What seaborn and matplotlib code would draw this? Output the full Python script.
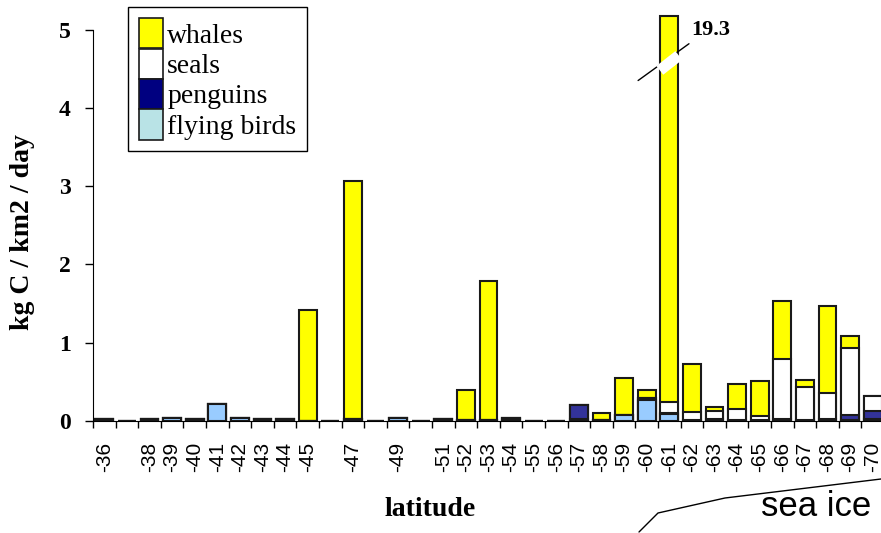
import numpy as np
import pandas as pd
import matplotlib
matplotlib.use("Agg")
import matplotlib.pyplot as plt
from matplotlib.patches import Patch
from matplotlib.lines import Line2D
import seaborn as sns

# latitude bins, -36 .. -70 (some labels not printed on the axis)
latitude = [-36, -37, -38, -39, -40, -41, -42, -43, -44, -45, -46, -47,
            -48, -49, -50, -51, -52, -53, -54, -55, -56, -57, -58, -59,
            -60, -61, -62, -63, -64, -65, -66, -67, -68, -69, -70]
tick_labels = ["-36", "", "-38", "-39", "-40", "-41", "-42", "-43", "-44",
               "-45", "", "-47", "", "-49", "", "-51", "-52", "-53", "-54",
               "-55", "-56", "-57", "-58", "-59", "-60", "-61", "-62", "-63",
               "-64", "-65", "-66", "-67", "-68", "-69", "-70"]

# kg C / km2 / day
whales = [0, 0, 0, 0, 0, 0, 0, 0, 0, 1.42, 0, 3.04,
          0, 0, 0, 0, 0.39, 1.78, 0, 0, 0, 0, 0.09, 0.47,
          0.11, 19.06, 0.61, 0.05, 0.32, 0.45, 0.74, 0.10, 1.11, 0.16, 0]
seals = [0, 0, 0, 0, 0, 0, 0, 0, 0, 0, 0, 0,
         0, 0, 0, 0, 0, 0, 0, 0, 0, 0, 0, 0,
         0, 0.14, 0.11, 0.10, 0.14, 0.05, 0.76, 0.42, 0.33, 0.85, 0.19]
penguins = [0, 0, 0, 0, 0, 0, 0, 0, 0, 0, 0, 0,
            0, 0, 0, 0, 0, 0, 0.01, 0, 0, 0.18, 0, 0,
            0.02, 0.01, 0.01, 0.03, 0.01, 0.01, 0.03, 0.01, 0.03, 0.07, 0.11]
flying_birds = [0.02, 0, 0.02, 0.04, 0.02, 0.22, 0.04, 0.02, 0.02, 0, 0, 0.03,
                0, 0.04, 0, 0.02, 0.01, 0.01, 0.03, 0, 0, 0.02, 0.01, 0.08,
                0.27, 0.09, 0, 0, 0, 0, 0, 0, 0, 0.01, 0.02]

broken_value = "19.3"
broken_lat = -61
y_cap = 5.17  # bars taller than this are drawn broken

sns.set_style("white")
plt.rcParams['font.family'] = ['Liberation Serif', 'DejaVu Serif']
plt.rcParams['text.color'] = 'black'
plt.rcParams['axes.labelcolor'] = 'black'
plt.rcParams['xtick.color'] = 'black'
plt.rcParams['ytick.color'] = 'black'

df = pd.DataFrame({"lat": [str(l) for l in latitude],
                   "whales": whales, "seals": seals,
                   "penguins": penguins, "flying_birds": flying_birds})
df["birds_top"] = df["flying_birds"]
df["penguins_top"] = df["birds_top"] + df["penguins"]
df["seals_top"] = df["penguins_top"] + df["seals"]
df["whales_top"] = np.minimum(df["seals_top"] + df["whales"], y_cap)

fig = plt.figure(figsize=(8.81, 5.33), dpi=100)
ax = fig.add_axes([93 / 881, 112 / 533, 791 / 881, 407 / 533])

order = list(df["lat"])
layers = [("whales_top", "#FFFF00"), ("seals_top", "#FFFFFF"),
          ("penguins_top", "#333399"), ("birds_top", "#99CCFF")]
for col, c in layers:
    sns.barplot(data=df, x="lat", y=col, order=order, color=c, saturation=1,
                width=0.78, edgecolor="#1a1a1a", linewidth=1.5,
                errorbar=None, ax=ax)

ax.set_xlim(-0.5, len(latitude) - 0.5)
ax.set_ylim(0, 5.2)
ax.set_xlabel("")
ax.set_ylabel("")
sns.despine(ax=ax)
ax.spines["left"].set_bounds(0, 5)
ax.spines["left"].set_color("black")
ax.spines["bottom"].set_color("black")

ax.set_yticks(range(6))
ax.set_yticklabels([str(i) for i in range(6)], fontsize=17, fontweight="bold")
ax.tick_params(axis="y", direction="out", length=6, width=1, pad=10,
               left=True, color="black", labelcolor="black")

ax.set_xticks(np.arange(-0.5, len(latitude), 1))
ax.set_xticklabels([])
ax.set_xticks(np.arange(len(latitude)), minor=True)
ax.set_xticklabels(tick_labels, minor=True, rotation=90,
                   fontfamily="Liberation Sans", fontsize=15)
ax.tick_params(axis="x", which="major", direction="out", length=5, width=1,
               bottom=True, color="black")
ax.tick_params(axis="x", which="minor", length=0, pad=15, labelcolor="black")

# broken bar marker
bi = latitude.index(broken_lat)
ax.plot([bi - 1.38, bi + 0.87], [4.35, 4.82], color="black", lw=1, zorder=5)
ax.plot([bi - 0.42, bi + 0.42], [4.48, 4.67], color="white", lw=8,
        solid_capstyle="butt", zorder=6)
ax.text(bi + 1.82, 5.0, broken_value, ha="center", va="center",
        fontsize=16, fontweight="bold", color="black")

fig.text(23 / 881, 1 - 232 / 533, "kg C / km2 / day", rotation=90,
         ha="center", va="center", fontsize=20, fontweight="bold",
         color="black")
fig.text(430 / 881, 1 - 509 / 533, "latitude", ha="center", va="center",
         fontsize=20, fontweight="bold", color="black")

# sea ice indicator
fig.add_artist(Line2D([639 / 881, 658 / 881, 725 / 881, 1.0],
                      [1 - 532 / 533, 1 - 513 / 533, 1 - 498 / 533, 1 - 479 / 533],
                      color="black", lw=1))
fig.text(816 / 881, 1 - 506 / 533, "sea ice", ha="center", va="center",
         fontsize=25, fontfamily="Liberation Sans", color="black")

handles = [Patch(facecolor="#FFFF00", edgecolor="#1a1a1a", lw=1.2),
           Patch(facecolor="#FFFFFF", edgecolor="#1a1a1a", lw=1.2),
           Patch(facecolor="#000080", edgecolor="#1a1a1a", lw=1.2),
           Patch(facecolor="#B9E3E6", edgecolor="#1a1a1a", lw=1.2)]
leg = fig.legend(handles, ["whales", "seals", "penguins", "flying birds"],
                 loc="upper left", bbox_to_anchor=(128 / 881, 1 - 7 / 533),
                 borderaxespad=0, fontsize=20, handlelength=0.86,
                 handleheight=1.3, labelspacing=0, handletextpad=0.15,
                 borderpad=0.4, fancybox=False, framealpha=1,
                 edgecolor="black", labelcolor="black")
leg.get_frame().set_linewidth(1)

fig.savefig("out.png", dpi=100)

◆ ◆ ◆ ◆

▶ **AIM**
Every line above that contains the word "matplotlib" should be reported.

▶ **OUTPUT FOR THIS EXERCISE**
What seaborn and matplotlib code would draw this? Output the full Python script.
import matplotlib
matplotlib.use("Agg")
import matplotlib.pyplot as plt
from matplotlib.patches import Patch
from matplotlib.lines import Line2D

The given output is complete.